Neue Erschöpfungsgeschichten
Neue Erschöpfungsgeschichten
"It is possible, dear reader, as you begin this book for the first time, to imagine the world as a glass vase with two distinct states: first, the intact vase, which still holds flowers, and through which light passes gently, creating a soft rainbow effect; and then, the shattered vase, its fragments scattered across the ground like the remnants of small shells on the shore. Literature that emerges from history to describe our present must answer what has happened here. Its task would be to gather the shards, while it is now in your hands to reassemble them."
Wherever we look these days, the world has long been exhausted. The vase, which once held flowers, is no more; the light has dispersed. We seem to live constantly under the shadow of an endless crisis that has become synonymous with the Anthropocene: humanity suffering under its own present.
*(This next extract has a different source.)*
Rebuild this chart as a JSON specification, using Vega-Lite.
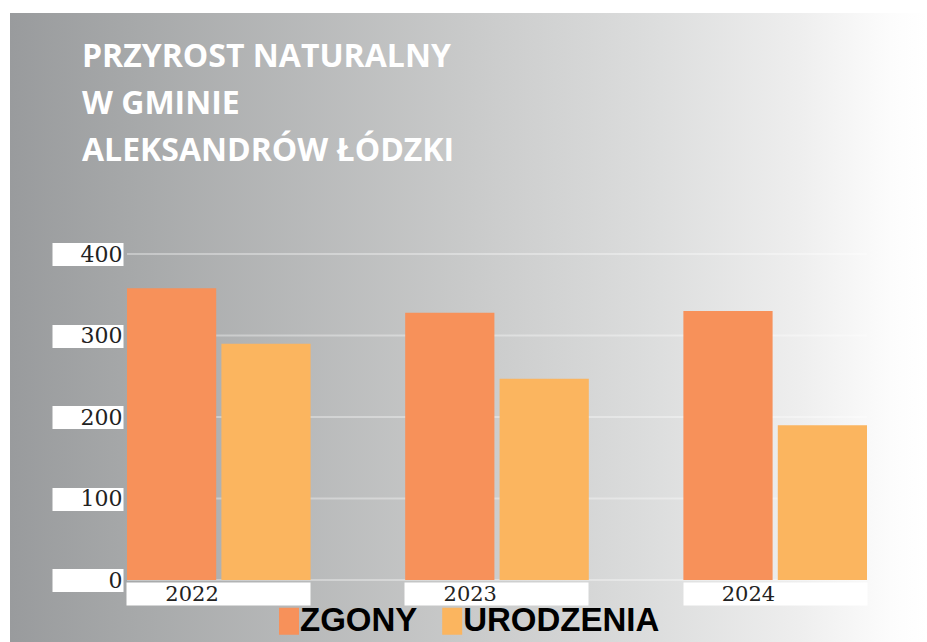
{
  "$schema": "https://vega.github.io/schema/vega-lite/v6.json",
  "autosize": "none",
  "padding": {"left": 10, "top": 13, "right": 0, "bottom": 0},
  "width": 917,
  "height": 629,
  "background": "white",
  "config": {"view": {"stroke": null}},
  "title": {
    "text": ["PRZYROST NATURALNY", "W GMINIE", "ALEKSANDRÓW ŁÓDZKI"],
    "anchor": "start",
    "frame": "group",
    "orient": "top",
    "offset": -155,
    "dx": 72,
    "baseline": "top",
    "lineHeight": 47,
    "font": "Open Sans",
    "fontSize": 32,
    "fontWeight": "bold",
    "color": "white",
    "zindex": 1
  },
  "layer": [
    {
      "data": {"values": [{"tlo": 1}]},
      "mark": {
        "type": "rect",
        "color": {
          "gradient": "linear",
          "x1": 0, "x2": 1, "y1": 0, "y2": 0,
          "stops": [
            {"offset": 0, "color": "#999b9d"},
            {"offset": 0.13, "color": "#a6a8a9"},
            {"offset": 0.5, "color": "#c9caca"},
            {"offset": 0.7, "color": "#dcdddd"},
            {"offset": 0.86, "color": "#eeeeee"},
            {"offset": 0.96, "color": "#fcfcfc"},
            {"offset": 1, "color": "#ffffff"}
          ]
        }
      },
      "encoding": {}
    },
    {
      "data": {"values": [{"v": 0}, {"v": 100}, {"v": 200}, {"v": 300}, {"v": 400}]},
      "mark": {"type": "rule", "color": "white", "strokeOpacity": 0.35, "strokeWidth": 2},
      "encoding": {
        "y": {"field": "v", "type": "quantitative"},
        "x": {"datum": "2022", "bandPosition": 0},
        "x2": {"datum": "2024", "bandPosition": 1}
      }
    },
    {
      "data": {
        "values": [
          {"rok": "2022", "seria": "ZGONY", "wartosc": 358},
          {"rok": "2022", "seria": "URODZENIA", "wartosc": 290},
          {"rok": "2023", "seria": "ZGONY", "wartosc": 328},
          {"rok": "2023", "seria": "URODZENIA", "wartosc": 247},
          {"rok": "2024", "seria": "ZGONY", "wartosc": 330},
          {"rok": "2024", "seria": "URODZENIA", "wartosc": 190}
        ]
      },
      "mark": {"type": "bar"},
      "encoding": {
        "x": {
          "field": "rok",
          "type": "nominal",
          "scale": {"domain": ["2022", "2023", "2024"], "paddingInner": 0.34, "paddingOuter": 0.3181, "align": 0.661},
          "axis": {
            "orient": "bottom",
            "offset": -60,
            "zindex": 1,
            "domain": false,
            "grid": false,
            "tickSize": 23,
            "tickWidth": 184,
            "tickColor": "white",
            "labelPadding": -11,
            "labelBaseline": "middle",
            "labelAngle": 0,
            "labelFont": "DejaVu Serif",
            "labelFontSize": 21,
            "labelColor": "#222222",
            "title": null
          }
        },
        "xOffset": {
          "field": "seria",
          "type": "nominal",
          "scale": {"domain": ["ZGONY", "URODZENIA"], "paddingInner": 0.055, "paddingOuter": 0}
        },
        "y": {
          "field": "wartosc",
          "type": "quantitative",
          "scale": {"domain": [-76.07, 695.71], "nice": false, "zero": false},
          "axis": {
            "orient": "left",
            "offset": -113,
            "zindex": 1,
            "values": [0, 100, 200, 300, 400],
            "grid": false,
            "domain": false,
            "tickSize": 71,
            "tickWidth": 23,
            "tickColor": "white",
            "labelPadding": -70,
            "labelAlign": "right",
            "labelBaseline": "middle",
            "labelFont": "DejaVu Serif",
            "labelFontSize": 22,
            "labelColor": "#222222",
            "title": null
          }
        },
        "color": {
          "field": "seria",
          "type": "nominal",
          "scale": {"domain": ["ZGONY", "URODZENIA"], "range": ["#f7915a", "#fbb55f"]},
          "legend": {
            "orient": "none",
            "legendX": 262.5,
            "legendY": 591.5,
            "direction": "horizontal",
            "title": null,
            "padding": 0,
            "symbolType": "M-0.74,-1H0.74V1H-0.74Z",
            "symbolSize": 729,
            "symbolStrokeWidth": 0,
            "symbolOpacity": 1,
            "labelFont": "Liberation Sans",
            "labelFontSize": 33,
            "labelFontWeight": "bold",
            "labelColor": "#000000",
            "labelLimit": 400,
            "labelOffset": -5.5,
            "columnPadding": 18.2
          }
        }
      }
    }
  ]
}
Yet, these new stories of exhaustion don't primarily recount the planetary, moral, or spiritual depletion that we commonly associate with it. Instead, they explore what it takes to tell stories about this world, a world that is no longer what it never was and will never become.
German Language Only
This book was created for TEXT MATTERS. MATTERS OF TEXT, a literary festival held annually by PRÄPOSITION and the Klingspor Museum in Offenbach am Main. The format, color palette, materiality, and strict central axis of its texts evoke both a pocket Bible and an aesthetic manifesto. These new stories of exhaustion not only offer a melancholic reflection on our turbulent times but also provide a hopeful outlook: "One day, all the consequences will be drawn from it."